The pins are likely harder than the bolster material. So, when sanding or polishing them by hand, they'll abrade at a slower rate than the bolsters, which eventually leaves the end of the pin somewhat proud of the bolster surface. If you back your sandpaper with something firm or hard, like a small pocket sharpening stone, a wood block, or a hard rubber eraser, that can help to bring the pin ends back to flush with the bolster. Use light pressure for sanding, so the paper and its backing won't compress while sanding.

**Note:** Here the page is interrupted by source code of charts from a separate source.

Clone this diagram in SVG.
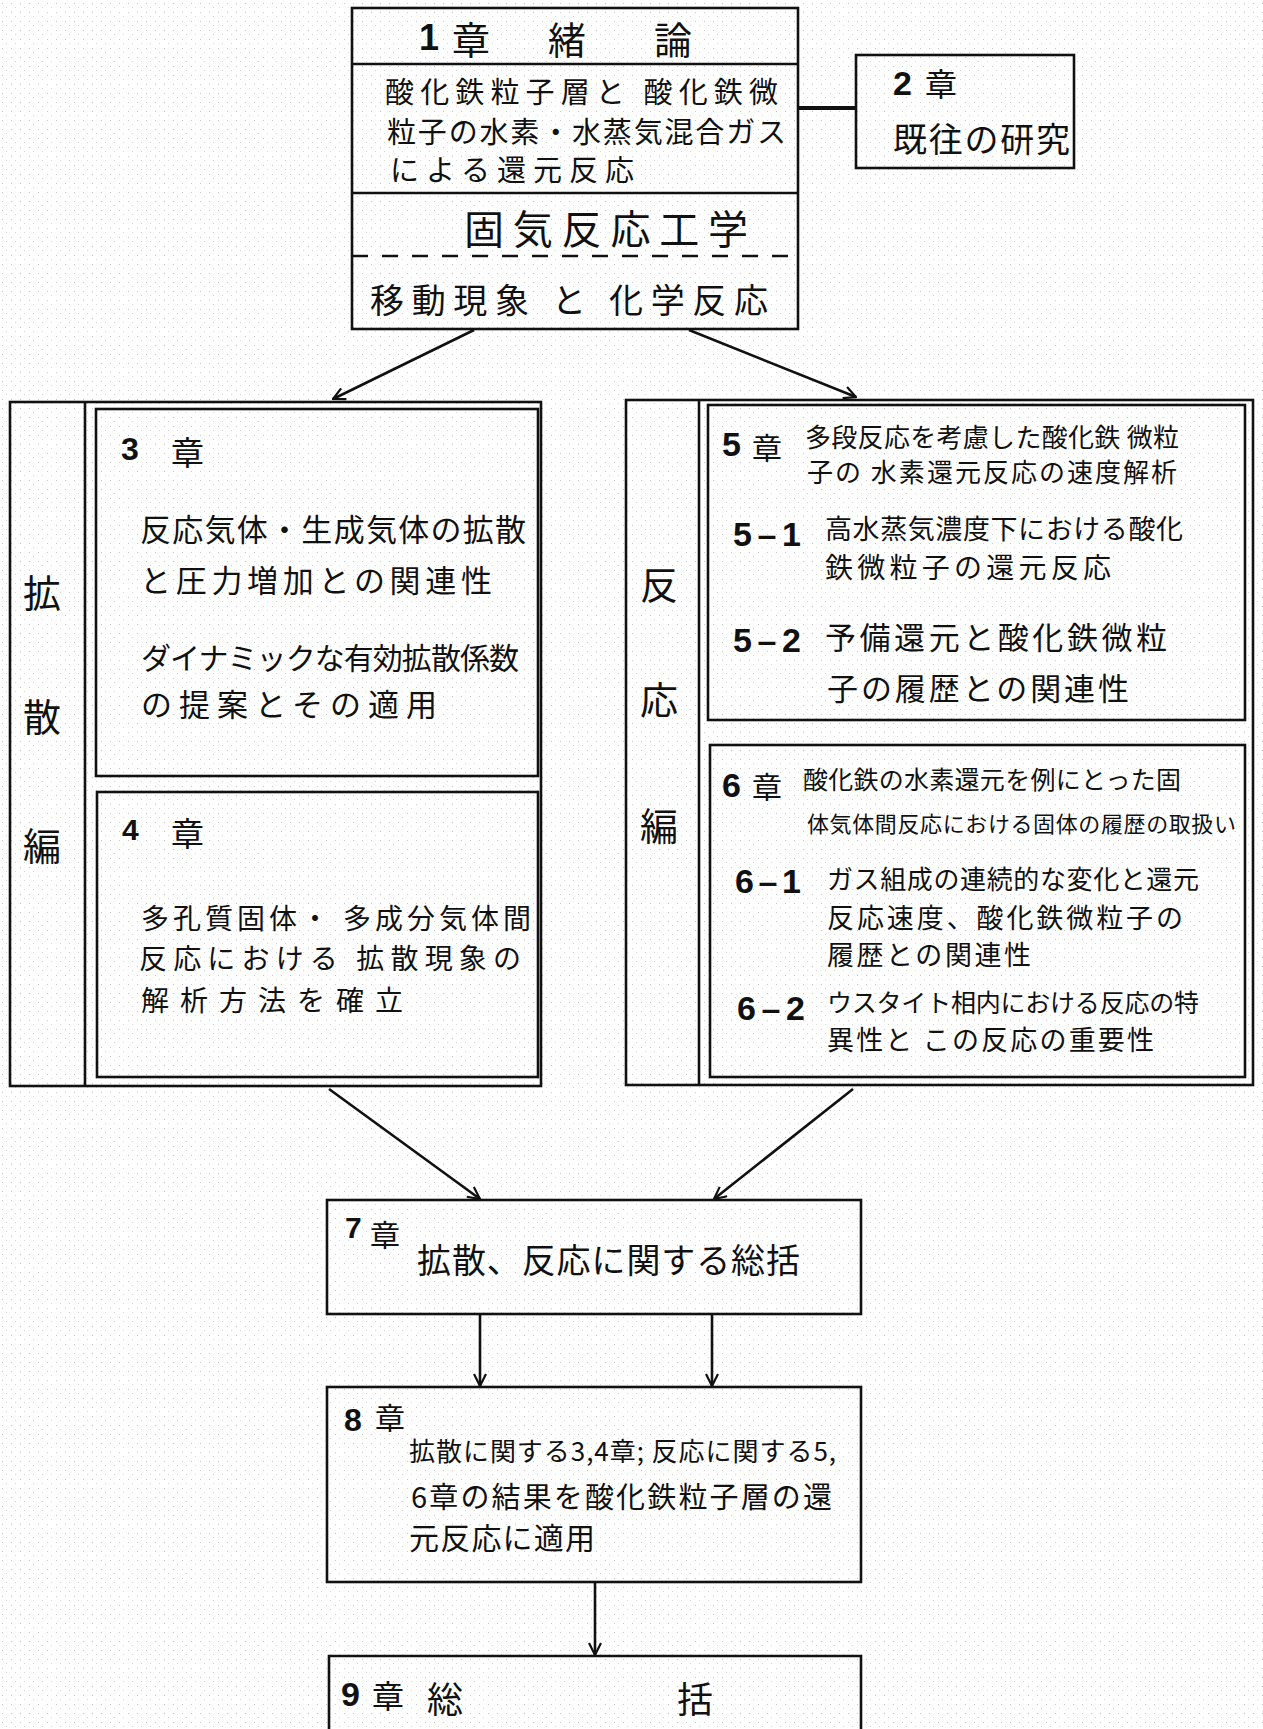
<svg xmlns="http://www.w3.org/2000/svg" width="1263" height="1729" viewBox="0 0 1263 1729">
<style>
.box{fill:none;stroke:#111;stroke-width:2.6}
.ln{fill:none;stroke:#111;stroke-width:2.6}
.hw{font-family:"Noto Sans CJK JP","Noto Sans CJK SC",sans-serif;fill:#111;dominant-baseline:central}
.num{font-family:"Liberation Sans",Arial,sans-serif;font-weight:bold;fill:#111;dominant-baseline:central}
.side{font-family:"Noto Sans CJK JP",sans-serif;fill:#111;font-size:38px;text-anchor:middle;dominant-baseline:central}
</style>
<defs>
<marker id="ah" viewBox="0 0 14 14" refX="13" refY="7" markerWidth="14" markerHeight="14" markerUnits="userSpaceOnUse" orient="auto">
<path d="M1,1 L13,7 L1,13" fill="none" stroke="#111" stroke-width="2.2"/>
</marker>
<pattern id="paper" width="9" height="9" patternUnits="userSpaceOnUse">
<rect width="9" height="9" fill="#ffffff"/>
<rect x="2" y="3" width="1" height="1" fill="#c8c8c8"/>
<rect x="6" y="7" width="1" height="1" fill="#d6d6d6"/>
</pattern>
</defs>
<rect width="1263" height="1729" fill="url(#paper)"/>

<g id="connectors">
<line class="ln" x1="798" y1="108" x2="856" y2="108" style="stroke-width:4"/>
<line class="ln" x1="474" y1="330" x2="333" y2="399" marker-end="url(#ah)"/>
<line class="ln" x1="689" y1="330" x2="856" y2="397" marker-end="url(#ah)"/>
<line class="ln" x1="329" y1="1089" x2="480" y2="1199" marker-end="url(#ah)"/>
<line class="ln" x1="853" y1="1089" x2="714" y2="1199" marker-end="url(#ah)"/>
<line class="ln" x1="480" y1="1315" x2="480" y2="1386" marker-end="url(#ah)"/>
<line class="ln" x1="712" y1="1315" x2="712" y2="1386" marker-end="url(#ah)"/>
<line class="ln" x1="595" y1="1583" x2="595" y2="1655" marker-end="url(#ah)"/>
</g>

<g id="ch1">
<rect class="box" x="352" y="8" width="446" height="321"/>
<line class="ln" x1="352" y1="64" x2="798" y2="64"/>
<line class="ln" x1="352" y1="193" x2="798" y2="193"/>
<line class="ln" x1="352" y1="256" x2="798" y2="256" stroke-dasharray="16,14"/>
<text class="num" x="419" y="37" font-size="36">1</text>
<text class="hw" font-size="38" y="37"><tspan x="452">章</tspan><tspan x="548">緒</tspan><tspan x="654">論</tspan></text>
<text class="hw" x="385" y="90" font-size="29" textLength="393">酸化鉄粒子層と 酸化鉄微</text>
<text class="hw" x="387" y="130" font-size="29" textLength="399">粒子の水素・水蒸気混合ガス</text>
<text class="hw" x="390" y="168" font-size="29" textLength="244">による還元反応</text>
<text class="hw" x="464" y="227" font-size="40" textLength="284">固気反応工学</text>
<text class="hw" x="370" y="298" font-size="34" textLength="398">移動現象 と 化学反応</text>
</g>

<g id="ch2">
<rect class="box" x="856" y="55" width="218" height="113"/>
<text class="num" x="893" y="83" font-size="34">2</text>
<text class="hw" x="925" y="82" font-size="32">章</text>
<text class="hw" x="893" y="137" font-size="34" textLength="177">既往の研究</text>
</g>

<g id="diffusion">
<rect class="box" x="10" y="402" width="531" height="684"/>
<line class="ln" x1="85" y1="402" x2="85" y2="1086"/>
<text class="side" x="42" y="590">拡</text>
<text class="side" x="42" y="714">散</text>
<text class="side" x="42" y="843">編</text>
</g>

<g id="ch3">
<rect class="box" x="96" y="409" width="442" height="367"/>
<text class="num" x="121" y="449" font-size="32">3</text>
<text class="hw" x="171" y="451" font-size="33">章</text>
<text class="hw" x="140" y="527" font-size="31" textLength="386">反応気体・生成気体の拡散</text>
<text class="hw" x="140" y="578" font-size="31" textLength="352">と圧力増加との関連性</text>
<text class="hw" x="141" y="656" font-size="30" textLength="378">ダイナミックな有効拡散係数</text>
<text class="hw" x="141" y="702" font-size="31" textLength="296">の提案とその適用</text>
</g>

<g id="ch4">
<rect class="box" x="97" y="792" width="441" height="285"/>
<text class="num" x="122" y="829" font-size="30">4</text>
<text class="hw" x="171" y="832" font-size="33">章</text>
<text class="hw" x="141" y="917" font-size="28" textLength="390">多孔質固体・ 多成分気体間</text>
<text class="hw" x="139" y="957" font-size="28" textLength="382">反応における 拡散現象の</text>
<text class="hw" x="141" y="999" font-size="28" textLength="262">解析方法を確立</text>
</g>

<g id="reaction">
<rect class="box" x="626" y="400" width="627" height="685"/>
<line class="ln" x1="699" y1="400" x2="699" y2="1085"/>
<text class="side" x="659" y="582">反</text>
<text class="side" x="659" y="697">応</text>
<text class="side" x="659" y="823">編</text>
</g>

<g id="ch5">
<rect class="box" x="708" y="405" width="537" height="315"/>
<text class="num" x="722" y="444" font-size="34">5</text>
<text class="hw" x="752" y="446" font-size="30">章</text>
<text class="hw" x="805" y="435" font-size="26" textLength="374">多段反応を考慮した酸化鉄 微粒</text>
<text class="hw" x="807" y="470" font-size="26" textLength="370">子の 水素還元反応の速度解析</text>
<text class="num" x="733" y="534" font-size="34" textLength="68">5–1</text>
<text class="hw" x="825" y="527" font-size="27" textLength="358">高水蒸気濃度下における酸化</text>
<text class="hw" x="825" y="566" font-size="28" textLength="286">鉄微粒子の還元反応</text>
<text class="num" x="733" y="640" font-size="34" textLength="68">5–2</text>
<text class="hw" x="825" y="635" font-size="31" textLength="342">予備還元と酸化鉄微粒</text>
<text class="hw" x="827" y="686" font-size="31" textLength="302">子の履歴との関連性</text>
</g>

<g id="ch6">
<rect class="box" x="710" y="745" width="535" height="332"/>
<text class="num" x="722" y="785" font-size="34">6</text>
<text class="hw" x="752" y="785" font-size="30">章</text>
<text class="hw" x="803" y="778" font-size="25" textLength="378">酸化鉄の水素還元を例にとった固</text>
<text class="hw" x="807" y="822" font-size="22" textLength="429">体気体間反応における固体の履歴の取扱い</text>
<text class="num" x="735" y="881" font-size="34" textLength="66">6–1</text>
<text class="hw" x="827" y="877" font-size="26" textLength="372">ガス組成の連続的な変化と還元</text>
<text class="hw" x="827" y="916" font-size="27" textLength="356">反応速度、酸化鉄微粒子の</text>
<text class="hw" x="827" y="953" font-size="27" textLength="204">履歴との関連性</text>
<text class="num" x="737" y="1008" font-size="34" textLength="68">6–2</text>
<text class="hw" x="827" y="1001" font-size="25" textLength="372">ウスタイト相内における反応の特</text>
<text class="hw" x="827" y="1038" font-size="27" textLength="327">異性と この反応の重要性</text>
</g>

<g id="ch7">
<rect class="box" x="327" y="1200" width="534" height="114"/>
<text class="num" x="345" y="1227" font-size="30">7</text>
<text class="hw" x="370" y="1233" font-size="30">章</text>
<text class="hw" x="417" y="1258" font-size="34" textLength="383">拡散、反応に関する総括</text>
</g>

<g id="ch8">
<rect class="box" x="327" y="1387" width="534" height="195"/>
<text class="num" x="344" y="1420" font-size="32">8</text>
<text class="hw" x="375" y="1416" font-size="30">章</text>
<text class="hw" x="409" y="1449" font-size="26" textLength="427">拡散に関する3,4章; 反応に関する5,</text>
<text class="hw" x="411" y="1495" font-size="29" textLength="421">6章の結果を酸化鉄粒子層の還</text>
<text class="hw" x="409" y="1536" font-size="30" textLength="186">元反応に適用</text>
</g>

<g id="ch9">
<path class="ln" d="M329,1740 L329,1656 L861,1656 L861,1740"/>
<text class="num" x="341" y="1694" font-size="34">9</text>
<text class="hw" x="372" y="1694" font-size="32">章</text>
<text class="hw" x="427" y="1697" font-size="36">総</text>
<text class="hw" x="677" y="1697" font-size="36">括</text>
</g>
</svg>
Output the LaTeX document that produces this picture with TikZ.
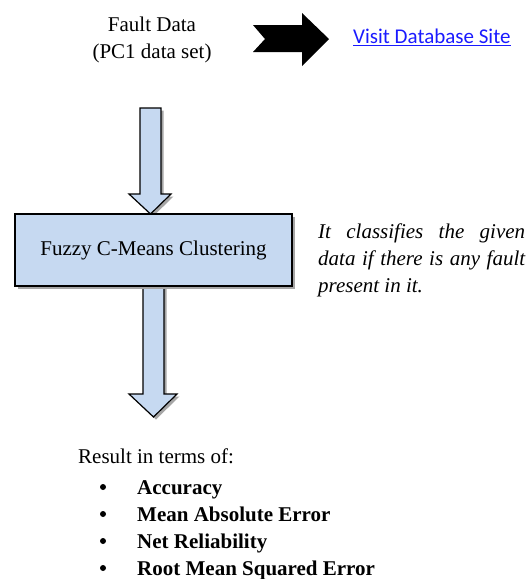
\documentclass[tikz,border=0pt]{standalone}
\usepackage{fontspec}
\setmainfont{Liberation Serif}
\newfontfamily\linkfont{Carlito}
\usetikzlibrary{shadows}
\definecolor{boxfill}{HTML}{C6D9F1}
\definecolor{shadowgray}{HTML}{A6A6A6}
\definecolor{linkblue}{HTML}{1A1AFF}
\begin{document}
\begin{tikzpicture}[x=1pt,y=-1pt,
  txt/.style={font=\fontsize{21}{27}\selectfont, inner sep=0pt},
  blockarrow/.style={fill=boxfill, draw=black, line width=1.2pt, line join=miter},
  arrowshadow/.style={fill=shadowgray},
  bulletmark/.style={circle, fill=black, inner sep=0pt, minimum size=6pt},
  itemtext/.style={txt, anchor=base west, font=\fontsize{21}{27}\selectfont\bfseries}]
\useasboundingbox (0,0) rectangle (527,579);

% top text
\node[txt, anchor=base] (fault1) at (152,31) {Fault Data};
\node[txt, anchor=base] (fault2) at (152,58) {(PC1 data set)};

% black notched arrow
\fill[black] (253,25) -- (302,25) -- (302,13) -- (329,39) -- (302,66) -- (302,52) -- (253,52) -- (265,39) -- cycle;

% link
\node[txt, anchor=base west, text=linkblue, font=\fontsize{21}{27}\linkfont] (link) at (353,43) {Visit Database Site};
\draw[linkblue, line width=1.3pt] ([yshift=-2.5pt]link.base west) -- ([yshift=-2.5pt]link.base east);

% top block arrow
\fill[arrowshadow, shift={(2.5,2.5)}] (140,108) -- (161,108) -- (161,194) -- (171,194) -- (150.5,214) -- (129,194) -- (140,194) -- cycle;
\path[blockarrow] (140,108) -- (161,108) -- (161,194) -- (171,194) -- (150.5,214) -- (129,194) -- (140,194) -- cycle;

% bottom block arrow
\fill[arrowshadow, shift={(2.5,2.5)}] (143,286) -- (164,286) -- (164,394) -- (177,394) -- (153.5,417) -- (129,394) -- (143,394) -- cycle;
\path[blockarrow] (143,286) -- (164,286) -- (164,394) -- (177,394) -- (153.5,417) -- (129,394) -- (143,394) -- cycle;

% box
\node[txt, draw=black, line width=1.2pt, fill=boxfill, minimum width=277pt, minimum height=72pt,
      drop shadow={shadow xshift=3pt, shadow yshift=-3pt, fill=shadowgray, opacity=1}] (fcm) at (153.5,250) {Fuzzy C-Means Clustering};

% description
\node[txt, anchor=base west, font=\fontsize{21}{27}\selectfont\itshape] (desc1) at (318,238) {\makebox[207pt][s]{It classifies the given}};
\node[txt, anchor=base west, font=\fontsize{21}{27}\selectfont\itshape] (desc2) at (318,265) {\makebox[207pt][s]{data if there is any fault}};
\node[txt, anchor=base west, font=\fontsize{21}{27}\selectfont\itshape] (desc3) at (318,292) {present in it.};

% results
\node[txt, anchor=base west] (res) at (78,463) {Result in terms of:};
\node[bulletmark] (b1) at (103,487) {};
\node[itemtext] (i1) at (137,494) {Accuracy};
\node[bulletmark] (b2) at (103,514) {};
\node[itemtext] (i2) at (137,521) {Mean Absolute Error};
\node[bulletmark] (b3) at (103,541) {};
\node[itemtext] (i3) at (137,548) {Net Reliability};
\node[bulletmark] (b4) at (103,568) {};
\node[itemtext] (i4) at (137,575) {Root Mean Squared Error};
\end{tikzpicture}
\end{document}
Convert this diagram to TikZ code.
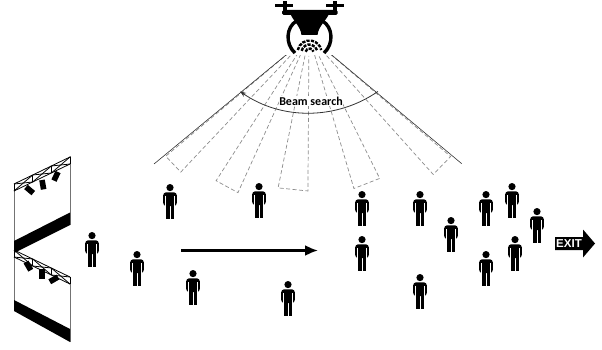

And, just now seeing your update about the white compound --> GOOD CALL. :thumbsup: I was getting ready to suggest that, as I've liked white rouge (aluminum oxide) for such uses.
That is incredibly helpful information! I did have the sandpaper on a desk for backing, but never considered that the pin would abrade more slowly than the bolster. In truth, having hidden pins isn't a big deal to me. Just looks nicer. But, I'll take your advice into consideration when doing this kind of work in the future. One day, I'll get those pins super nice and flush and you won't be able to see them at all!! 😝

And thanks for confirming the white compound idea. It did seem to work like a charm and the knife is good as new. Back in the pocket it goes!
 
That is incredibly helpful information! I did have the sandpaper on a desk for backing, but never considered that the pin would abrade more slowly than the bolster. In truth, having hidden pins isn't a big deal to me. Just looks nicer. But, I'll take your advice into consideration when doing this kind of work in the future. One day, I'll get those pins super nice and flush and you won't be able to see them at all!! 😝

And thanks for confirming the white compound idea. It did seem to work like a charm and the knife is good as new. Back in the pocket it goes!
I sometimes like the visibility of the pins on the bolsters, especially in older knives. It adds a certain character to a knife with some history of use behind it. Old knives that get scuffed up and then cleaned & polished many times throughout their life will eventually show more of it. I have an old Buck 307 stockman, made by Camillus, with pins that are just a little bit proud. I think they're steel pins, much harder than the nickel bolsters. I've sometimes thought about flushing them up, but don't have the heart to do it.
1Z9VCrc.jpg
 
I sometimes like the visibility of the pins on the bolsters, especially in older knives. It adds a certain character to a knife with some history of use behind it. Old knives that get scuffed up and then cleaned & polished many times throughout their life will eventually show more of it. I have an old Buck 307 stockman, made by Camillus, with pins that are just a little bit proud. I think they're steel pins, much harder than the nickel bolsters. I've sometimes thought about flushing them up, but don't have the heart to do it.
1Z9VCrc.jpg
That is a beautiful knife and I don't blame you for keeping it the way it is! The Case stockman I posted above is one I think I will carry for a long time. And by the time I'm done with it, it will certainly have a story or two to tell!! Thanks again for all of your help!